The camp is a research project by the Community Leadership Institute of Kentucky (CLIK), in collaboration with the University of Kentucky Center of Excellence in Rural Health, the Kentucky Office of Rural Health and the UK Center for Clinical and Translational Science.
The project gives insight to researchers into health and health interventions in communities.
Pine Mountain Settlement staff also say it teaches kids how to be self-sufficient through hands-on learning.
Part of what kids learned was the health and economic benefits of farming.
"The entire week these kids have experienced almost every aspect of farming, from seed to table and even marketing," says Preston Jones, Interim Executive Director.
Some of those activities included a mini farmers' market, blending spices, knife techniques, making ice cream, butter and many others.
Volunteers say they hope this week has made a lasting impact on kids, that they will continue to use.
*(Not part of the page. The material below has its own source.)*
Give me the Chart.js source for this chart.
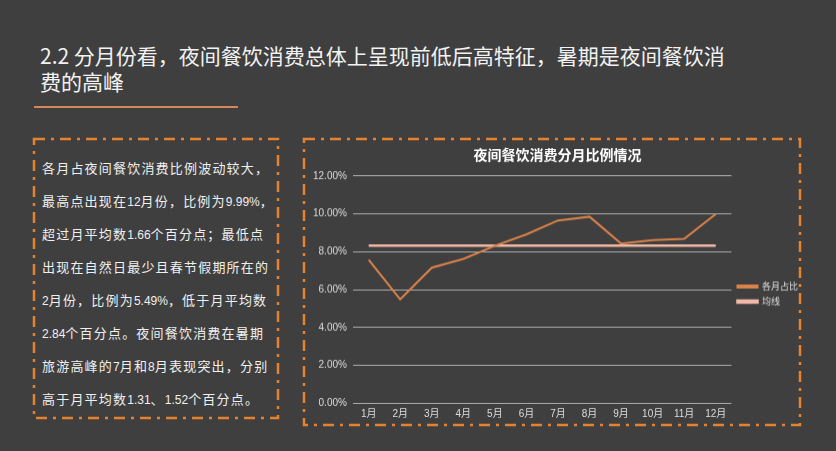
<!DOCTYPE html>
<html>
<head>
<meta charset="utf-8">
<script src="https://cdn.jsdelivr.net/npm/chart.js@4.4.1/dist/chart.umd.min.js"></script>
<style>
  html, body { margin: 0; padding: 0; }
  body {
    width: 836px; height: 451px; overflow: hidden; position: relative;
    background: #3f3f3f;
    font-family: "Noto Sans CJK SC", "Noto Sans", sans-serif;
    color: #f0f0f0;
  }
  #heading {
    position: absolute; left: 40px; top: 42px;
    font-size: 21px; line-height: 26px; white-space: nowrap;
    color: #f2f2f2;
  }
  #underline {
    position: absolute; left: 34px; top: 106px; width: 204px; height: 2px;
    background: #d48858;
  }
  #frames { position: absolute; left: 0; top: 0; }
  #note {
    position: absolute; left: 42px; top: 151px;
    font-size: 13px; line-height: 33px; letter-spacing: 1.2px;
    white-space: nowrap; color: #f0f0f0;
  }
  #note .n { letter-spacing: 0; font-size: 12px; line-height: 0; font-family: "Liberation Sans", "Noto Sans CJK SC", sans-serif; }
  #chartBox { position: absolute; left: 305px; top: 140px; width: 503px; height: 288.5px; }
</style>
</head>
<body>
<div id="heading">2.2 分月份看，夜间餐饮消费总体上呈现前低后高特征，暑期是夜间餐饮消<br>费的高峰</div>
<div id="underline"></div>

<svg id="frames" width="836" height="451">
  <g fill="none" stroke="#e5822f" stroke-width="2.5" stroke-dasharray="11 6 3 6">
    <rect x="34" y="139" width="244" height="279"></rect>
    <rect x="304" y="139" width="496" height="286"></rect>
  </g>
</svg>

<div id="note">各月占夜间餐饮消费比例波动较大，<br>最高点出现在<span class="n">12</span>月份，比例为<span class="n">9.99%</span>，<br>超过月平均数<span class="n">1.66</span>个百分点；最低点<br>出现在自然日最少且春节假期所在的<br><span class="n">2</span>月份，比例为<span class="n">5.49%</span>，低于月平均数<br><span class="n">2.84</span>个百分点。夜间餐饮消费在暑期<br>旅游高峰的<span class="n">7</span>月和<span class="n">8</span>月表现突出，分别<br>高于月平均数<span class="n">1.31</span>、<span class="n">1.52</span>个百分点。</div>

<div id="chartBox"><canvas id="monthChart"></canvas></div>

<script>
const months = ['1月', '2月', '3月', '4月', '5月', '6月', '7月', '8月', '9月', '10月', '11月', '12月'];
// share of night-time dining spend per month (%)
const monthShare = [7.57, 5.49, 7.16, 7.62, 8.32, 8.92, 9.65, 9.85, 8.43, 8.61, 8.68, 9.99];
// monthly average line (%)
const avgLine = [8.33, 8.33, 8.33, 8.33, 8.33, 8.33, 8.33, 8.33, 8.33, 8.33, 8.33, 8.33];
const yTicks = [0, 2, 4, 6, 8, 10, 12];

const fontFamily = '"Noto Sans CJK SC", "Noto Sans", sans-serif';
const tickFamily = '"Liberation Sans", "Noto Sans CJK SC", sans-serif';

new Chart(document.getElementById('monthChart'), {
  type: 'line',
  data: {
    labels: months,
    datasets: [
      {
        label: '各月占比',
        data: monthShare,
        borderColor: '#d9834a',
        backgroundColor: '#d9834a',
        borderWidth: 2,
        pointRadius: 0,
        tension: 0
      },
      {
        label: '均线',
        data: avgLine,
        borderColor: '#f3b9a8',
        backgroundColor: '#f3b9a8',
        borderWidth: 2.5,
        pointRadius: 0,
        tension: 0
      }
    ]
  },
  options: {
    responsive: true,
    maintainAspectRatio: false,
    animation: false,
    layout: { padding: { left: 2, right: 0, top: 0, bottom: 4 } },
    plugins: {
      title: {
        display: true,
        text: '夜间餐饮消费分月比例情况',
        color: '#ffffff',
        font: { family: fontFamily, size: 14, weight: 'bold' },
        padding: { top: 6, bottom: 13 }
      },
      legend: {
        position: 'right',
        title: { display: true, text: '', font: { size: 9 }, padding: { top: 6, bottom: 5.5 } },
        labels: {
          color: '#dddddd',
          font: { family: fontFamily, size: 9 },
          boxWidth: 20,
          boxHeight: 2,
          padding: 6
        }
      },
      tooltip: { enabled: false }
    },
    scales: {
      x: {
        offset: true,
        grid: { display: false, drawTicks: false },
        border: { display: false },
        ticks: { color: '#dddddd', font: { family: tickFamily, size: 10 }, padding: 5 }
      },
      y: {
        min: 0,
        max: 12,
        afterBuildTicks: (axis) => { axis.ticks = yTicks.map(v => ({ value: v })); },
        grid: { color: '#acacac', lineWidth: 1, drawTicks: false },
        border: { display: false },
        ticks: {
          color: '#dddddd',
          font: { family: tickFamily, size: 10 },
          padding: 6,
          callback: (value) => `${value.toFixed(2)}%`
        }
      }
    }
  }
});
</script>
</body>
</html>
Even hoping that one day they will farm and stay in the area to do so, as they get older.
"I'm hoping that they will have a desire set in them to want to pursue growing their own food and raising their own livestock. So, they can use that in their adulthood, and pass that on to their children," says Elizabeth Jones, Farm Camp Volunteer.
The camp coincides with the of the Pine Mountain Settlement School and what staff teaches kids year-round about agriculture and being self-sufficient, through their Farm Institute program.
The camp concluded on Friday with a mini farmers' market, where kids were given "carrot cash" to use at the market and take home food from local farmers.